Notwithstanding the significant advances made in the past decades, electronic document technology continues to suffer from a number of disadvantages preventing users from fully realizing the benefits that may flow from advances in computing and related technology.
Hypertext Markup Language or Cascade Style Sheet (HTML/CSS) provides facilities assembling content such as image files and video files from anywhere on the World Wide Web into a Web page or frame. Display of Web pages and frames is typically managed by Web browsers that incorporate the layout rules associated with HTML/CSS.
Much of the dynamic content on the Web is assembled into templates using server page technologies. Server page technologies may permit the assembly of content fragments from varied sources.
Various Web sites cycle visibility in a designated position among sets of content items, or shift visibility in a designated position across constituents of a single content item, using facilities provided by HTML/CSS and by scripting languages such as Javascript.
The very limited download bandwidth and screen real estate associated with mobile devices has motivated the creation of the WAP (Wireless Access Protocol) network. Because building a WAP site is labor intensive, the WAP network remains extremely small, in comparison to the World Wide Web, and has correspondingly less to offer users. For purposes of search, the World Wide Web is a vastly more powerful resource than the WAP network.
Limited download bandwidth and limited screen real estate has also motivated the creation of browsers that reformat HTML files for presentation on mobile devices. These mobile browsers reformat content so that horizontal scrolling is reduced. They may introduce page breaks into tall pages. They may remove or replace references to large files. They may replace fonts. They may offer distinctive user interfaces. Similar functionality is also offered by server transcoders that intercept user requests for HTML files. Such a server transcoder may be applied to reformat Web pages that satisfy search criteria. Current mobile browsers and server transcoders offer at most very rudimentary content extraction facilities, based on limited ranges of simple criteria.
Really Simple Syndication (RSS) feeds are Web page constituents that typically each occupy only a small proportion of a total Web page area. RSS feeds include time-varying links to other Web sites, with brief descriptions of the content items associated with the links. Software tools (“scrapers”) may be used to automatically generate RSS feeds from Web pages. Scrapers identify link constituents on these Web pages.
Standards and proposed standards related to XML (Extended Markup Language), such as XPath, XQuery, XPointer, and XLink, provide more powerful facilities for accessing content than were available in the earlier days of the Web. However, content sources may differ drastically with respect to how they represent content, even when the content sources use the same dialect of the same language, and even when the content sources have very similar content. Effective use of XPath, XQuery, and similar technologies requires detailed knowledge of how content is represented in particular sources. With these technologies, an impractically large body of intricate code may be needed if content is to be drawn from a large number of potential sources.
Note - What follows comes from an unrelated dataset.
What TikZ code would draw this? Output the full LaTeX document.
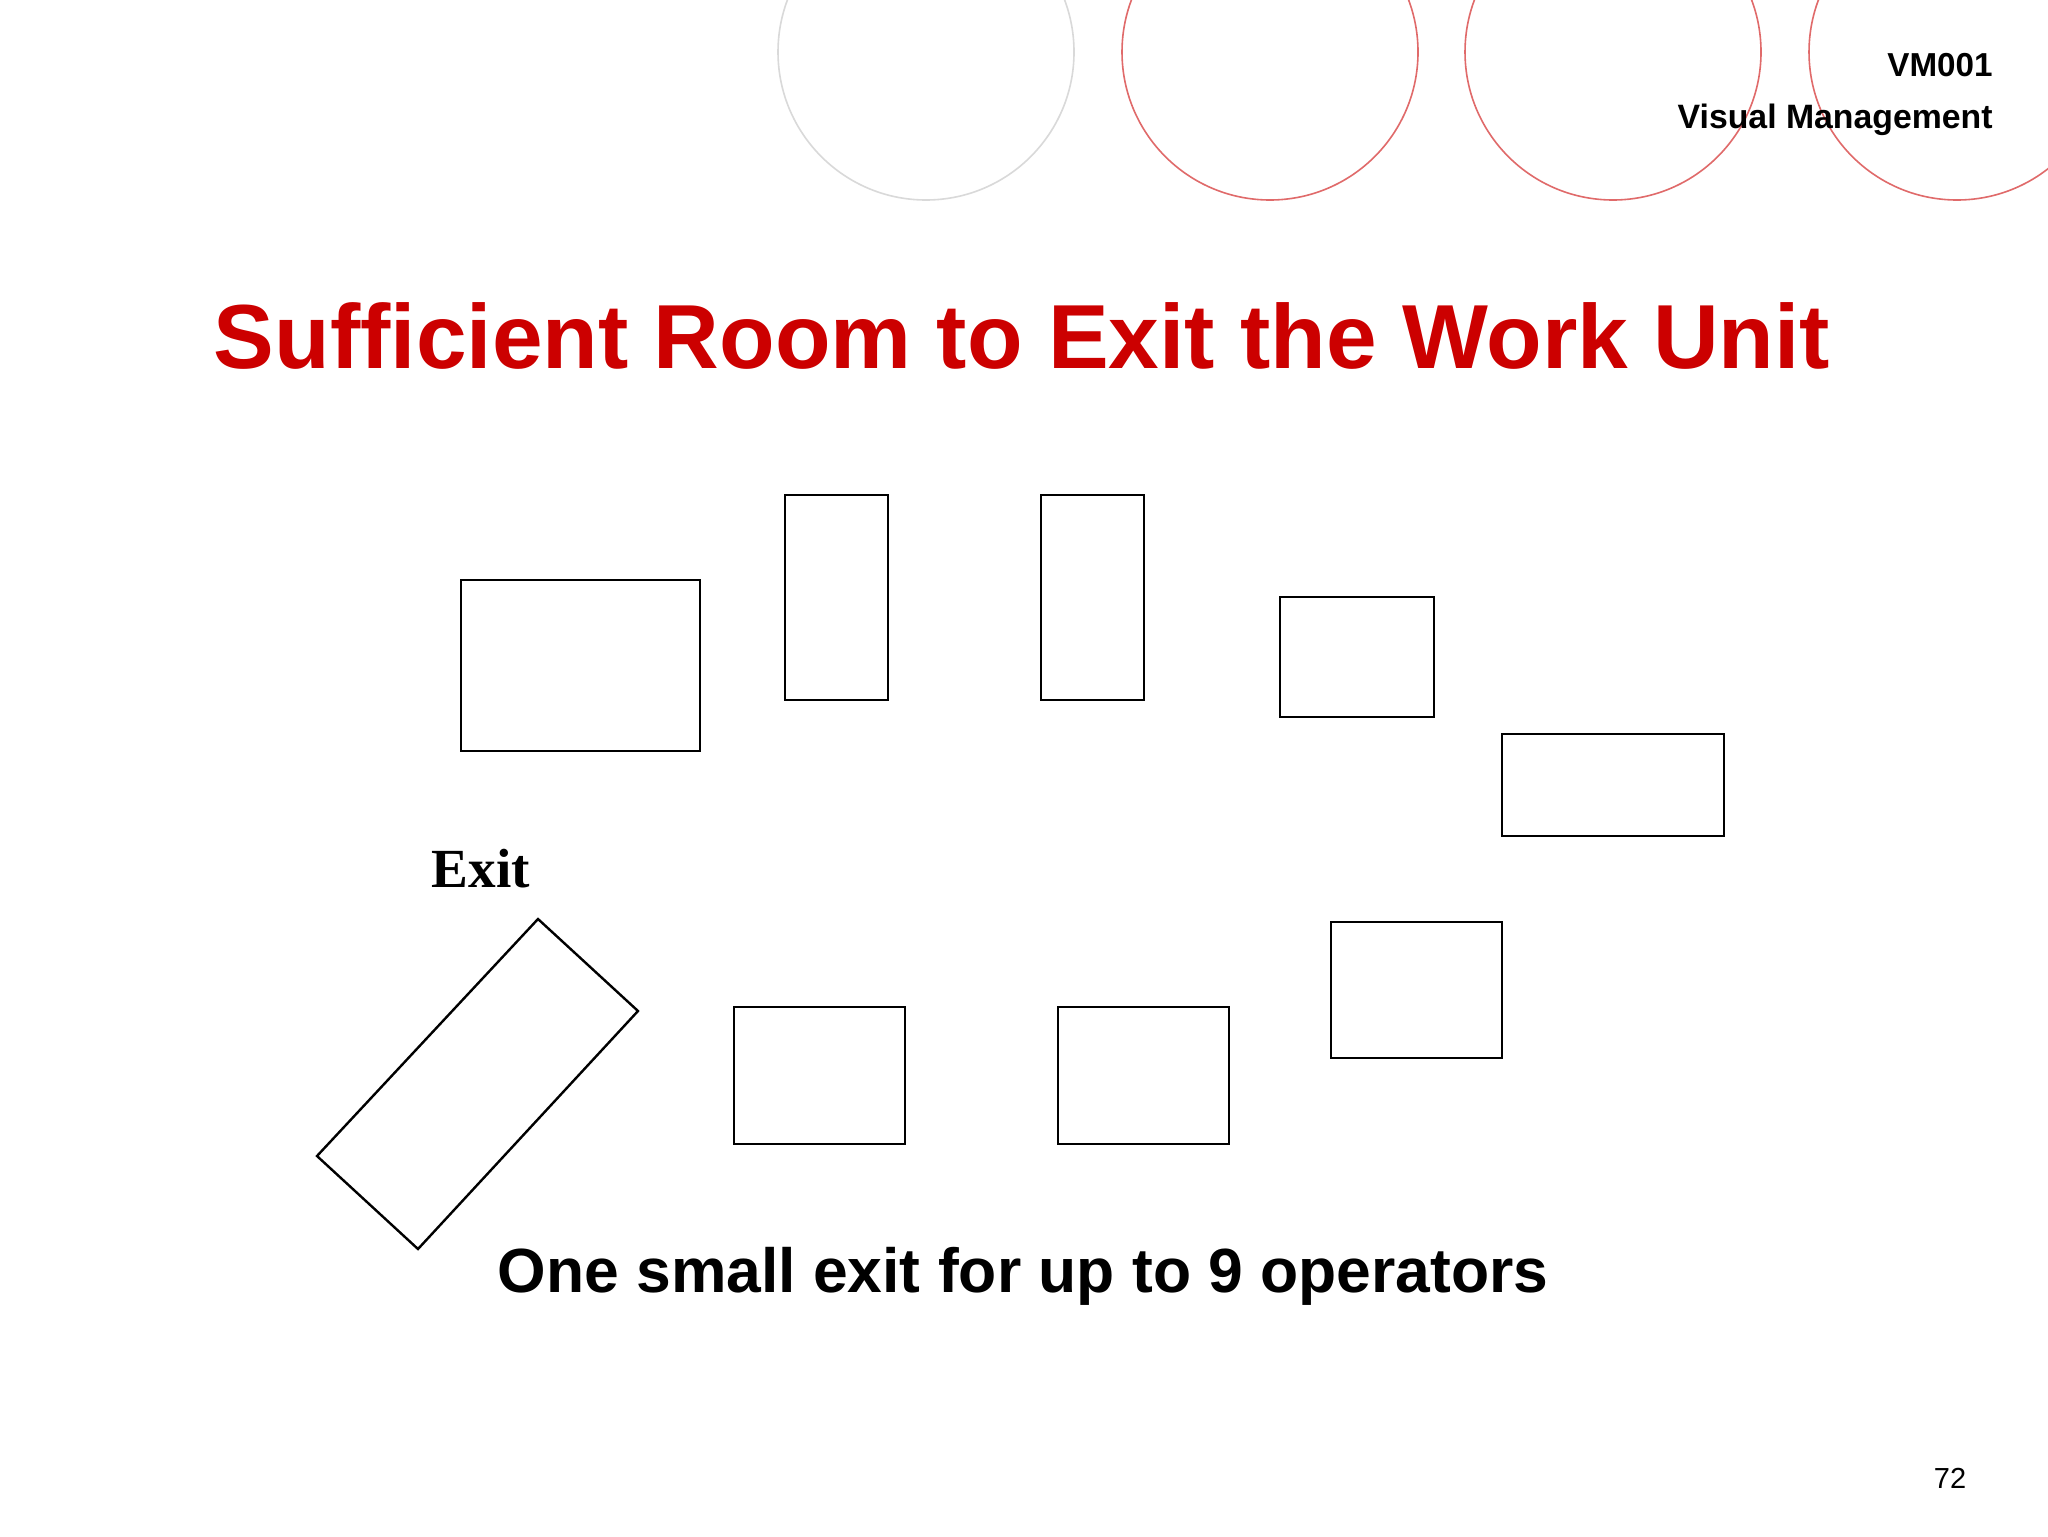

Certain Web sites aggregate content from other Web sites. For example, a news aggregation Web site includes time-varying headlines from various Web news sites. These headlines double as links to the associated stories on the source sites. The dynamic content available on these Web sites is limited to a fixed repertory, from which users select the items they wish to view.
Certain Web sites allow users to personalize the assembly and display of information within tightly constrained limits. For example, a user may be able to choose which RSS feeds he/she wishes to include on his/her personalized page. The user may also be able to specify the assignment of the RSS feeds to display columns, the arrangements of the columns themselves, graphic treatments such as fonts and colors, and other minor display variations.
Whether taken individually or together, these technologies do not fully support flexible assembly, extraction and/or deployment of content from electronic documents, where the content items themselves, as opposed to links to the content items, appear on users' displays, where the content items need not correspond directly to any existing links, where the content items need not correspond to pages or frames, and where the content items may be drawn from any source whatever, including the public Web in its entirety. Whether taken individually or together, these technologies do not fully support aggregations of flexibly extracted content. Whether taken individually or together, these technologies do not fully support organizations of content for display that permit large amounts of varied content to be conveniently viewed, while the use of screen real estate is substantially minimized, while the use of download bandwidth is substantially minimized, and while the use of screen panning mechanisms such as scrollbars is substantially minimized. Such flexible assembly, extraction and organizations of content for display are especially needed for mobile devices. Whether taken individually or together, these technologies do not provide graphical methods for designating desired content that has to be assembled, extracted and/or organized from a variety of sources. Whether taken individually or together, these technologies do not provide efficient, effective and easy-to-use facilities for mediating between intuitive human perspectives on content and details of representations of content in markup languages.